TASK TO CARRY OUT:
Show each line from the listing that includes the word "chart".

THE INPUT:
++++
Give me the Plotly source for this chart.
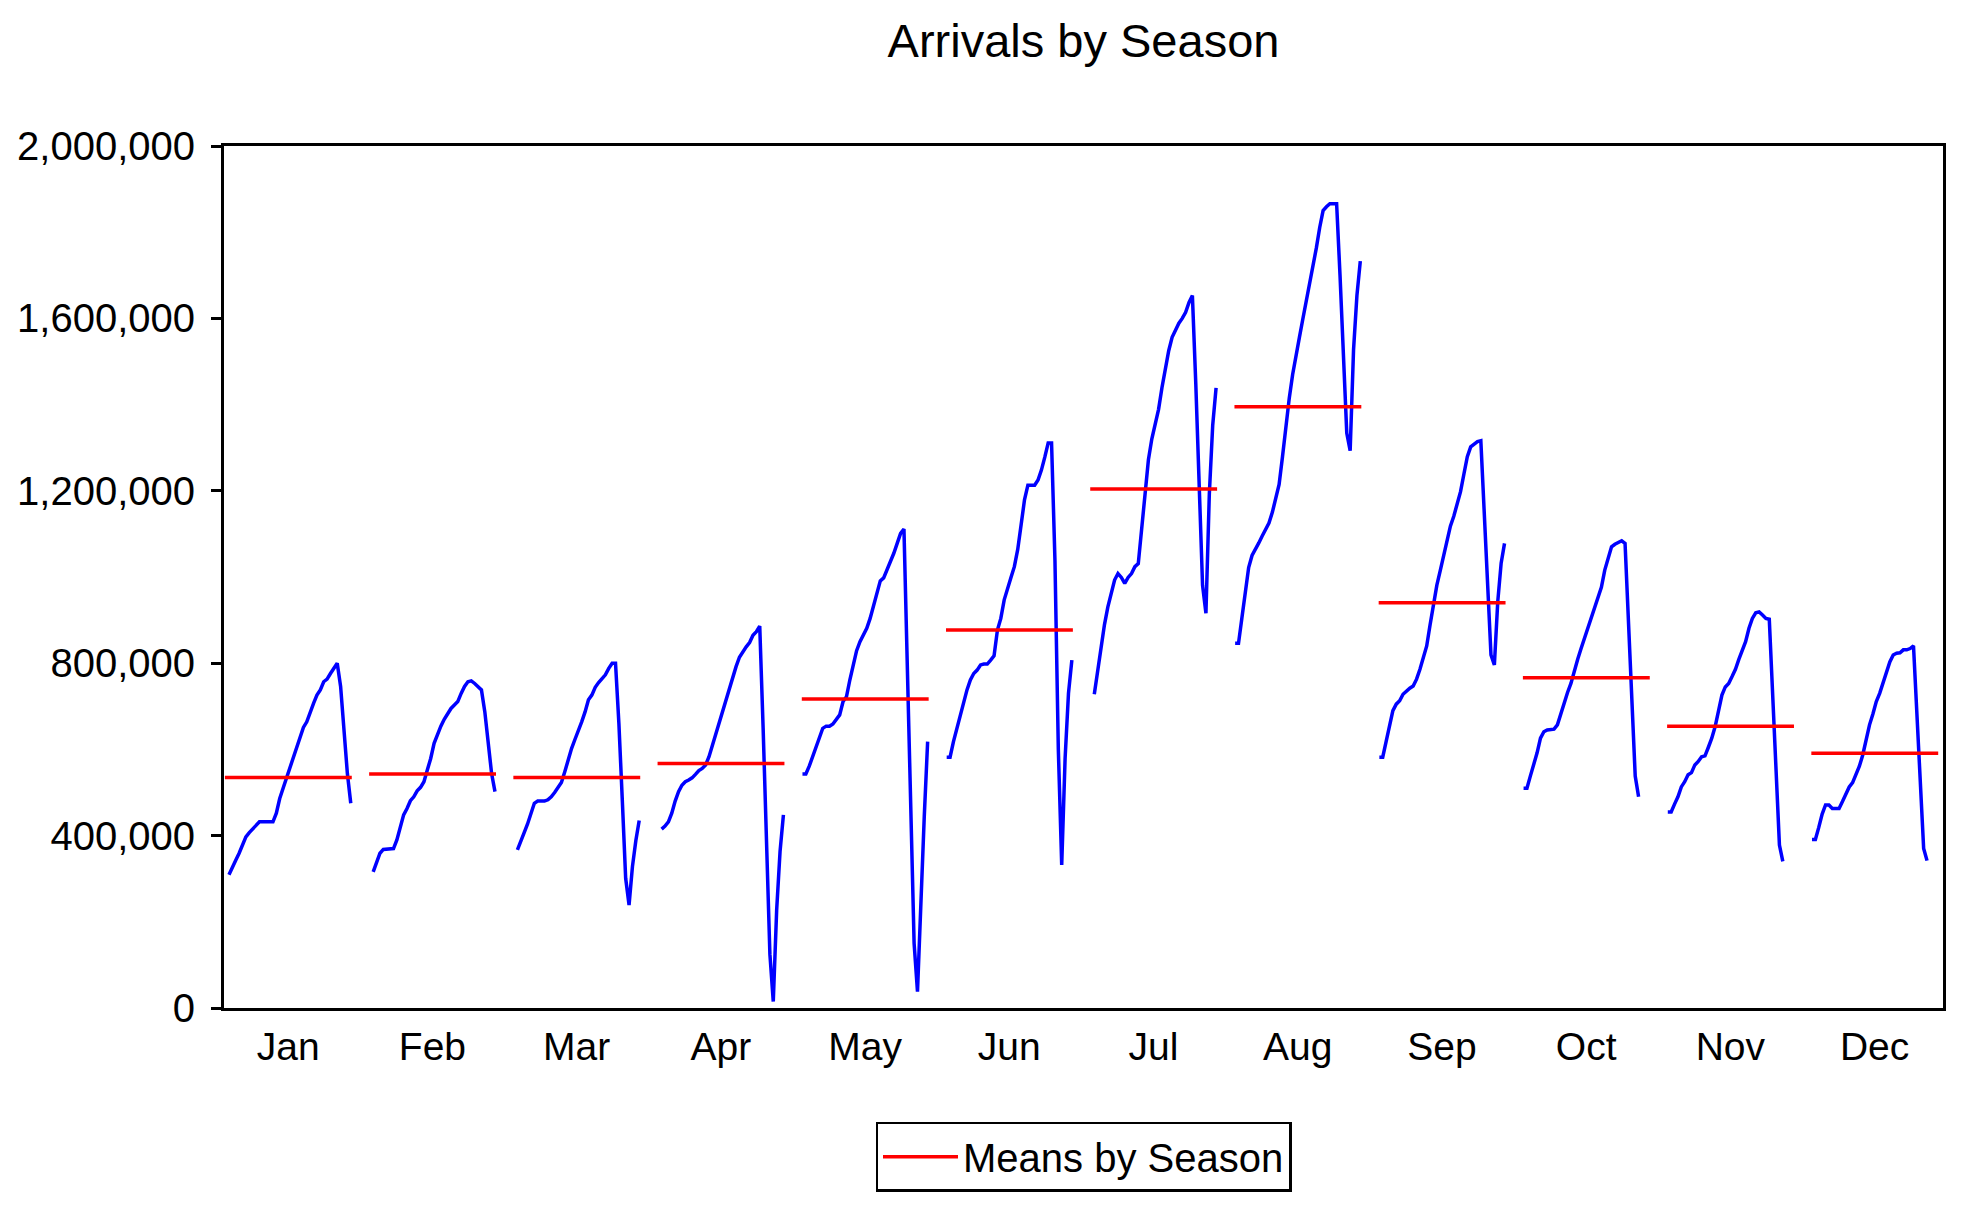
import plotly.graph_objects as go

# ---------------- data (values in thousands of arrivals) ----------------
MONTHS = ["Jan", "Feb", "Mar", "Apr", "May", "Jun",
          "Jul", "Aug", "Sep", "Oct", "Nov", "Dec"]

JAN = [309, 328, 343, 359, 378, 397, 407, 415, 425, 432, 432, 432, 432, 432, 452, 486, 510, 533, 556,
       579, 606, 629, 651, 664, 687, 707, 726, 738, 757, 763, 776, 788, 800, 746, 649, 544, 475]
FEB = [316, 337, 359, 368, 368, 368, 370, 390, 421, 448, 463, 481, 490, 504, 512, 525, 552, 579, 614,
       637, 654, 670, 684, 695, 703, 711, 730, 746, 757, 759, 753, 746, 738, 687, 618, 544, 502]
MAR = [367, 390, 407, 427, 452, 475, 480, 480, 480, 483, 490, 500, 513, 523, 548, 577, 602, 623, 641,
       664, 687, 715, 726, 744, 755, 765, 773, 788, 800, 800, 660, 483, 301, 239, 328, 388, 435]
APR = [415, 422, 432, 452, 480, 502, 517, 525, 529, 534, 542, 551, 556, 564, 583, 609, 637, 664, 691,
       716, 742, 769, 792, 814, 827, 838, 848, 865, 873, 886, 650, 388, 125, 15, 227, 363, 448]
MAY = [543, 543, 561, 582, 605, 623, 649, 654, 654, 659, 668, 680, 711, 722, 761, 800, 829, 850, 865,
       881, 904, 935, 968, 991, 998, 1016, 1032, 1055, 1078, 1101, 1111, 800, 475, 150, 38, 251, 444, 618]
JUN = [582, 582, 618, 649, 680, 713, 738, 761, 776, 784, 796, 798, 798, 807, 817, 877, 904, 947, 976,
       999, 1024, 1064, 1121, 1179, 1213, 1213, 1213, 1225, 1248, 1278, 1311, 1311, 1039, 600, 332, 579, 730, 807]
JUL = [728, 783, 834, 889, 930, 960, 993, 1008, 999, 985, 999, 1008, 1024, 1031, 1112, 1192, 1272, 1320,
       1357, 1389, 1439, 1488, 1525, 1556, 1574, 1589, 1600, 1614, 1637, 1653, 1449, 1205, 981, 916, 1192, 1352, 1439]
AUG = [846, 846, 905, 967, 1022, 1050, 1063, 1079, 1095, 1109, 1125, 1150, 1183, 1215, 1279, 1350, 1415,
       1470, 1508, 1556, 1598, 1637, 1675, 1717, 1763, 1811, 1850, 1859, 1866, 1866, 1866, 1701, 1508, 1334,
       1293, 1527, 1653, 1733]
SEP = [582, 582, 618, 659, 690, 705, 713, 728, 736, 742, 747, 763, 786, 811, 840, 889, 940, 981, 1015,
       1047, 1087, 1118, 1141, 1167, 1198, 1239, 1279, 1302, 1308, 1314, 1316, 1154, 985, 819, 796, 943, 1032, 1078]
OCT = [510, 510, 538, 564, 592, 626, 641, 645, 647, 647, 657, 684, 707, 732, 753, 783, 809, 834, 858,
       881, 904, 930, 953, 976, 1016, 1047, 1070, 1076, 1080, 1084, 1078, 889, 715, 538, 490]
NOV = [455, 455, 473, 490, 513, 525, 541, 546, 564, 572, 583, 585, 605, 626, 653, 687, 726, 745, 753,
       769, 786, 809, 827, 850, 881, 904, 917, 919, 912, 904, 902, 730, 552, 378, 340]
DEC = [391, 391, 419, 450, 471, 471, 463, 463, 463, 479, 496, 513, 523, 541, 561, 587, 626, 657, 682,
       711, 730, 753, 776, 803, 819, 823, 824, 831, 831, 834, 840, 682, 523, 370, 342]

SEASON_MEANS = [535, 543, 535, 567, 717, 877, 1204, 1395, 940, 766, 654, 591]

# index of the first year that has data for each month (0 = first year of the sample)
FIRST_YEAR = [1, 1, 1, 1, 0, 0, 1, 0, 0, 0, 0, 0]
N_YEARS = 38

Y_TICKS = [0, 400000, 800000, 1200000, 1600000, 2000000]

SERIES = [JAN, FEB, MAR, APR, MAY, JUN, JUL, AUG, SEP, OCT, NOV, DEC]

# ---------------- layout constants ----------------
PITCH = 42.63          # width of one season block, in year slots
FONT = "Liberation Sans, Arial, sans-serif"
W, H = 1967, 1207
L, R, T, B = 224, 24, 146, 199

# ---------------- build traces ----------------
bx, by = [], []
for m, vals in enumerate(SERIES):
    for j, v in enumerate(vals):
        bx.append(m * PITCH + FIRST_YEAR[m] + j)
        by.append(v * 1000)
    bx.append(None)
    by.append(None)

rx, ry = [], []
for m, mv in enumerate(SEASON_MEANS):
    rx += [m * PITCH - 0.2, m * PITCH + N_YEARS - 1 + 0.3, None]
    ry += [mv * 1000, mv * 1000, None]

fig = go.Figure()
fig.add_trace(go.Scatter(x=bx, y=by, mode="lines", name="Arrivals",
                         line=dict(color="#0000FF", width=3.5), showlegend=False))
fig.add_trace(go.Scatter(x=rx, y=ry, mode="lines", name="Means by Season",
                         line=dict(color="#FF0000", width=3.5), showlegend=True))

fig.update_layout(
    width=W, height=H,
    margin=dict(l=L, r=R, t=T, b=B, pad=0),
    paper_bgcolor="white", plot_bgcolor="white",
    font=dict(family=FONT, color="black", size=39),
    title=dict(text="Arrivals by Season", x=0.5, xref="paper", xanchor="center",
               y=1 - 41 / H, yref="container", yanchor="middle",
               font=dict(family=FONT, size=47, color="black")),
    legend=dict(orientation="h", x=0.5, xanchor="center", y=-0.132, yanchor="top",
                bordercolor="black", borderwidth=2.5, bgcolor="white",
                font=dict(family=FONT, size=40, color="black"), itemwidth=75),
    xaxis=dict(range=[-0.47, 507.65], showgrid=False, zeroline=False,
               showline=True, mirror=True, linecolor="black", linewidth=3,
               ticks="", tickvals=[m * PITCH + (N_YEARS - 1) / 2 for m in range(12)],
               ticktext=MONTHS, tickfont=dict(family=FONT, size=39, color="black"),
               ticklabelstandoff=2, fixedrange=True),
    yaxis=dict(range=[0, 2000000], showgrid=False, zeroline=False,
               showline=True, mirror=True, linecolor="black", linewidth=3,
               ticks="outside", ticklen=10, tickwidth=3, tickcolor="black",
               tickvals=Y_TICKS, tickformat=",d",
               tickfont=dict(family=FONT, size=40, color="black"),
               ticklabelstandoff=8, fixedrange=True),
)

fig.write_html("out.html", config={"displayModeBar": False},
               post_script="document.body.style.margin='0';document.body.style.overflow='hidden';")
++++
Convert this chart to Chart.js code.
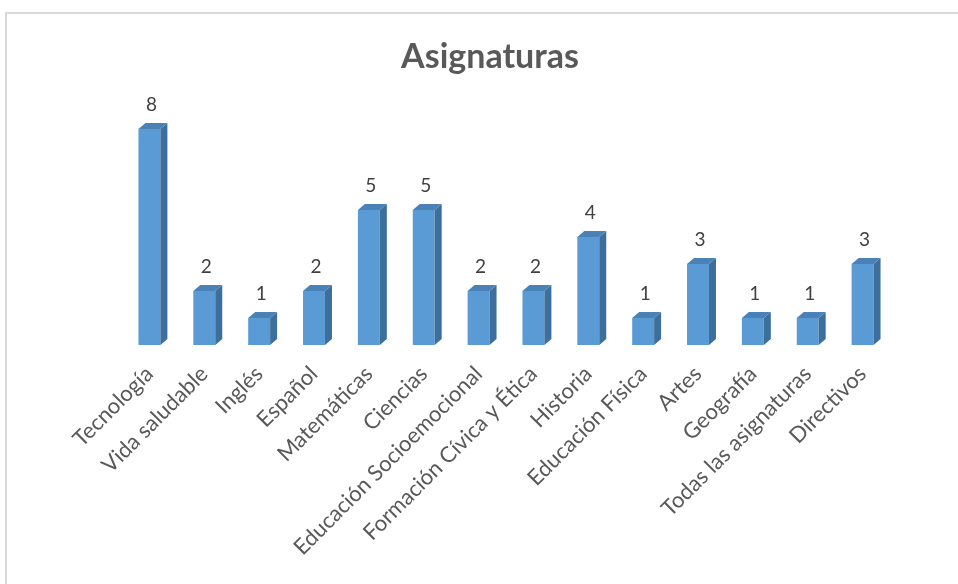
++++
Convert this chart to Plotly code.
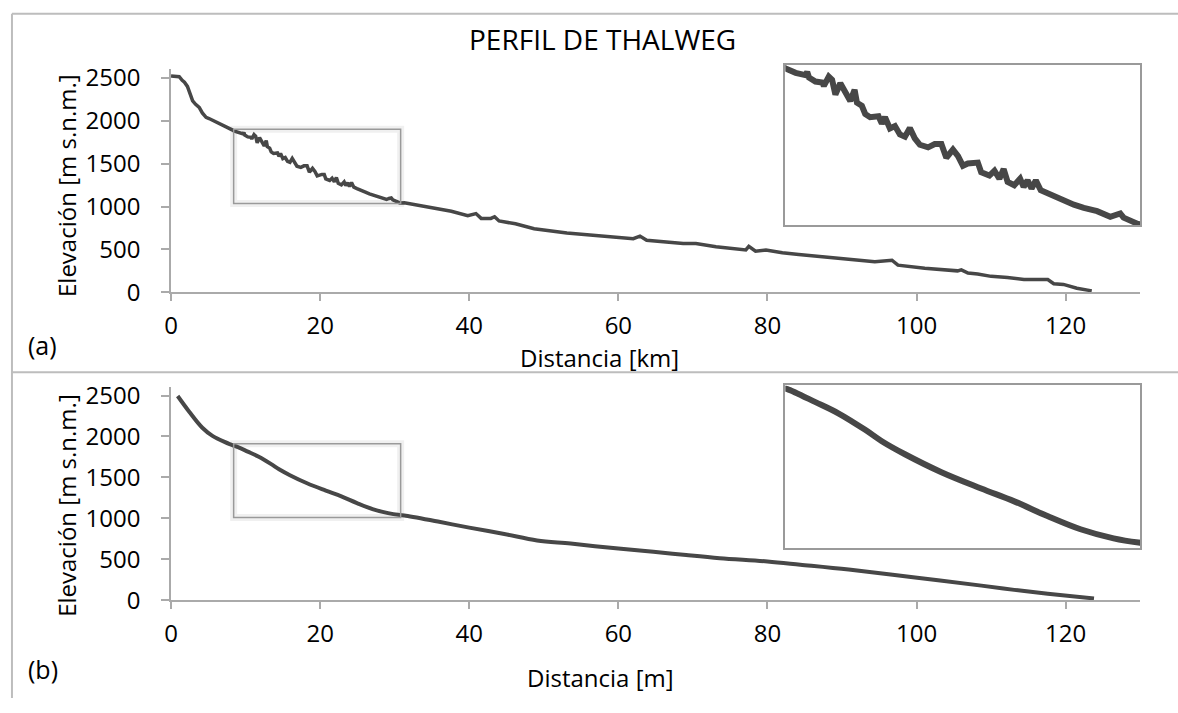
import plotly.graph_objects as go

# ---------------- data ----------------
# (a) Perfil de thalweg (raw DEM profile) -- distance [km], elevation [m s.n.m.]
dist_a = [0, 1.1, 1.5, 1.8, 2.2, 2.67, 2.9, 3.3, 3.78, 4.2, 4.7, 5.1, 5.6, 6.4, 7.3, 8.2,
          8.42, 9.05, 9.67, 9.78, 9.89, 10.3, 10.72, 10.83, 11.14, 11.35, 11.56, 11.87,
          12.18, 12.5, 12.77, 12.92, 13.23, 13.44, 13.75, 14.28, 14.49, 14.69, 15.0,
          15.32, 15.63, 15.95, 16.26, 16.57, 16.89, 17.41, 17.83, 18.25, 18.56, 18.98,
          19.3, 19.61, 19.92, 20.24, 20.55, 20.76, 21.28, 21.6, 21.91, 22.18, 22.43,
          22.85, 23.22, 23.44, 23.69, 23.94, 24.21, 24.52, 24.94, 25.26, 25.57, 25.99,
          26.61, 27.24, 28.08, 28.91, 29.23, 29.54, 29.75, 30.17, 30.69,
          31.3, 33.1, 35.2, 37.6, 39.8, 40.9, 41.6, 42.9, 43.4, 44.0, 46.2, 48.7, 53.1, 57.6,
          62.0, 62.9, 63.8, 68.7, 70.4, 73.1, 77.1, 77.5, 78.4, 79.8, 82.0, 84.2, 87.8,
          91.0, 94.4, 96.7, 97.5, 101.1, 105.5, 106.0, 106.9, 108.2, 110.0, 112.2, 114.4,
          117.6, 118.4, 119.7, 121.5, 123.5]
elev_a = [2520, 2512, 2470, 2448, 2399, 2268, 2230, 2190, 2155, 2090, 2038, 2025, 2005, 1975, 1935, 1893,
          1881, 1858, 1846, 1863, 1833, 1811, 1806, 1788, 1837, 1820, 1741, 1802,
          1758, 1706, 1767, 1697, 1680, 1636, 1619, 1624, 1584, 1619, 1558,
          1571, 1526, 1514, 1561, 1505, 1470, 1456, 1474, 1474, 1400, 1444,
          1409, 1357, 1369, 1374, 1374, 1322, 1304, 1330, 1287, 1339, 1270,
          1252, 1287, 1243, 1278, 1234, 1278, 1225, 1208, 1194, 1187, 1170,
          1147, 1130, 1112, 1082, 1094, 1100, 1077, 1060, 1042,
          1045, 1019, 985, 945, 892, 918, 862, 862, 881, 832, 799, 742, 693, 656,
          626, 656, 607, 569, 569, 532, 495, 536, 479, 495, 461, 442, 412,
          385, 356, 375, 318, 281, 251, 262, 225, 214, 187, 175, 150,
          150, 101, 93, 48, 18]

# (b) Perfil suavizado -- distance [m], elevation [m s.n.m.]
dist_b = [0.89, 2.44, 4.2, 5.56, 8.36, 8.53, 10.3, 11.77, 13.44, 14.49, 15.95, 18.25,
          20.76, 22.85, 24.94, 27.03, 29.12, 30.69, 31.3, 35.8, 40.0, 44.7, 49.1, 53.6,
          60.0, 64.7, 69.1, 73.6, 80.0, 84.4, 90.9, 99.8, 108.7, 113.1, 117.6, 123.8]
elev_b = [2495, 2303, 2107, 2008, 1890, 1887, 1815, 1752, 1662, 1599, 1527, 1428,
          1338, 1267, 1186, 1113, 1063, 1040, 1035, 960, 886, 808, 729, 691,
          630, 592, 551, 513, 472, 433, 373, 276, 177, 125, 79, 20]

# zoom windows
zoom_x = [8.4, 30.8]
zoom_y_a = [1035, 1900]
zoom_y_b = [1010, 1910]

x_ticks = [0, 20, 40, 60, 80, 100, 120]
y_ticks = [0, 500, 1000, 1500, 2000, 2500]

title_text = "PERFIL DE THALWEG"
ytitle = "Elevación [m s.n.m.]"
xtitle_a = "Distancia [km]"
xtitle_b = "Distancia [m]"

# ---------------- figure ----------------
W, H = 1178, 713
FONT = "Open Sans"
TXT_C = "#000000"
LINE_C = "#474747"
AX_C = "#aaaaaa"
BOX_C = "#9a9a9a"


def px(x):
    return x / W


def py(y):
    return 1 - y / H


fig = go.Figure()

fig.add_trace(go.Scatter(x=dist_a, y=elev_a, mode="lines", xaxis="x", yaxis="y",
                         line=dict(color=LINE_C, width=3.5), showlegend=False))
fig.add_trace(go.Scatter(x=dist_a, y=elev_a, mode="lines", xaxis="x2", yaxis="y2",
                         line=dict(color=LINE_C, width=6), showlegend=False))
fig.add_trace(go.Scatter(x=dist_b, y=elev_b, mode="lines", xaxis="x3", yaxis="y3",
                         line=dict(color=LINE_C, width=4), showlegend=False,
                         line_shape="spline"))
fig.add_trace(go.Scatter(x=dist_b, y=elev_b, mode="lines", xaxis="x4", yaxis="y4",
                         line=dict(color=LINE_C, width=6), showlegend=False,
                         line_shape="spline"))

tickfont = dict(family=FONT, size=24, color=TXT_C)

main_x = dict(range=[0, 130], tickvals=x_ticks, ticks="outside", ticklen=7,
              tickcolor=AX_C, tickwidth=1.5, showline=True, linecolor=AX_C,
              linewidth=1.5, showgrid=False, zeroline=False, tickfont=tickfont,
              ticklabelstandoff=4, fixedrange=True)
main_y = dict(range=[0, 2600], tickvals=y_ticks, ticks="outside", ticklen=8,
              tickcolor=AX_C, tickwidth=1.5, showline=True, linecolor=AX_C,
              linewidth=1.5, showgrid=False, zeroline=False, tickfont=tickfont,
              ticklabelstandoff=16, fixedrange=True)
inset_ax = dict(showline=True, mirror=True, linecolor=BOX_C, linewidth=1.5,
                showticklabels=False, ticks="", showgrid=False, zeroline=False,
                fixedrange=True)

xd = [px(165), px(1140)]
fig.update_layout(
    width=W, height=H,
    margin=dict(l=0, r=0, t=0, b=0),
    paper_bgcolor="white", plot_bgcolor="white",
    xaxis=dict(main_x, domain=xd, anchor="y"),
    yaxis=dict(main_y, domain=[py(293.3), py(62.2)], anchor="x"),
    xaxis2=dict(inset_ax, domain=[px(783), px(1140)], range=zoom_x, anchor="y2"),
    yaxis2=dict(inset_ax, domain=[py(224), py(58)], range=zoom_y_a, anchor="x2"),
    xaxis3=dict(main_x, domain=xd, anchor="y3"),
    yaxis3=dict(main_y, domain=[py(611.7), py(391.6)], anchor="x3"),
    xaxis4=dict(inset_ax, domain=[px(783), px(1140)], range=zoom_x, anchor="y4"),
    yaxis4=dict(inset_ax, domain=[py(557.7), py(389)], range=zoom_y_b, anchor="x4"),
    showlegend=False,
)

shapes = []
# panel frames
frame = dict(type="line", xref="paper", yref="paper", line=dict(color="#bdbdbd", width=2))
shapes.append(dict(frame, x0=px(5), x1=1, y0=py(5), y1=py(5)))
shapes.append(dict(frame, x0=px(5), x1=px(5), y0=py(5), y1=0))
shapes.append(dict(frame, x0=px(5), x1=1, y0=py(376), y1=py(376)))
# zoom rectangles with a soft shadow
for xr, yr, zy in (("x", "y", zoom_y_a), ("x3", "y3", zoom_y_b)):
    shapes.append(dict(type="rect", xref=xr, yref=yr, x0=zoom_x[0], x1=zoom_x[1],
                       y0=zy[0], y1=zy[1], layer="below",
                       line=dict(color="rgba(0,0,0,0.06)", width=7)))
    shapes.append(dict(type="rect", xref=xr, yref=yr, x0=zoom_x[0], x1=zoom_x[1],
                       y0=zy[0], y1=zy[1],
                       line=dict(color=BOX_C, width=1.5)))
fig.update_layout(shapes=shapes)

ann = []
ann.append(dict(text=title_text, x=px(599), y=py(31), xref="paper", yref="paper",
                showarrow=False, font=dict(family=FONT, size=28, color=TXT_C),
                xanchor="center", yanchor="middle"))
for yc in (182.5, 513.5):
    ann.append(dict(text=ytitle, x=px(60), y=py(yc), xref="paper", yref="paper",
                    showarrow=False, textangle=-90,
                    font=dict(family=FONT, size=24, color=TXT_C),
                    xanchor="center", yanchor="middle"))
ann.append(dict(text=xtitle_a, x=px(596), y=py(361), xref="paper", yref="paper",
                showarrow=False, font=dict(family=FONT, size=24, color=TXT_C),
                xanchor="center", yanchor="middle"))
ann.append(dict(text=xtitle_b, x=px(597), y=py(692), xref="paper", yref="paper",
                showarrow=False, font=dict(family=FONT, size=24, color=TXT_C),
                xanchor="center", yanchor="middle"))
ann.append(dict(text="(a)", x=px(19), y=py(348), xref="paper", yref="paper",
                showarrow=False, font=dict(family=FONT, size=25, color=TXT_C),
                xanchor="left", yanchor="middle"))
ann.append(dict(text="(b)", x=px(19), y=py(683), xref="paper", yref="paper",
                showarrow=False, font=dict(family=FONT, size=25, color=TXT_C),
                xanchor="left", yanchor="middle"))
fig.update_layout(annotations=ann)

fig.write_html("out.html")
++++
SOLUTION FOR THIS PROBLEM:
Give me the Plotly source for this chart.
Convert this chart to Chart.js code.
Convert this chart to Plotly code.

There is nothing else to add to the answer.